Paper detail

DFT insights into the new Hf-based chalcogenide MAX phase Hf2SeC

The physical characteristics of the novel chalcogenide MAX phase Hf2SeC have been investigated using the DFT method. The obtained lattice constant and elastic constants (Cij) are compared with previous results to check the consistency of our setting parameters during calculations Moreover, the elastic properties such as elastic constants, moduli, anisotropy, and hardness are also compared with preexisting MAX phases of its kind. The checking of mechanical stability has been done based on Cij in accordance with the previously stated stability criteria. The reason for the higher hardness of Hf2SeC compared to Hf2SC is explained using the density of states (DOS).
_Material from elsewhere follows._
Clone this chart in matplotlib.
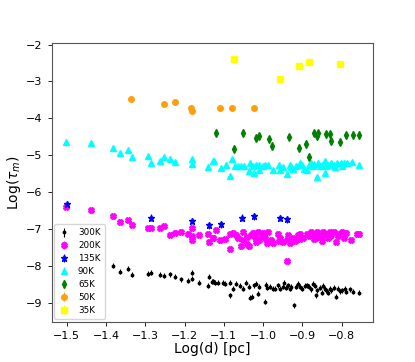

The brittleness character of Hf2SeC has been revealed using the Pugh ratio, Poisson ratio, and Cauchy pressure. The electronic properties (band structure and charge density mapping) of Hf2SeC are studied to disclose the metallic nature as well as bonding nature within the titled chalcogenide. The anisotropy in both electronic conductivity and mechanical properties is investigated. The temperature and pressure dependence of volume, Grüneisen parameter, Debye temperature, thermal expansion coefficient (TEC), and specific heat at constant volume (Cv) are explored. In addition, minimum thermal conductivity (Kmin) and melting point (Tm) are studied to explore its suitability for high-temperature applications.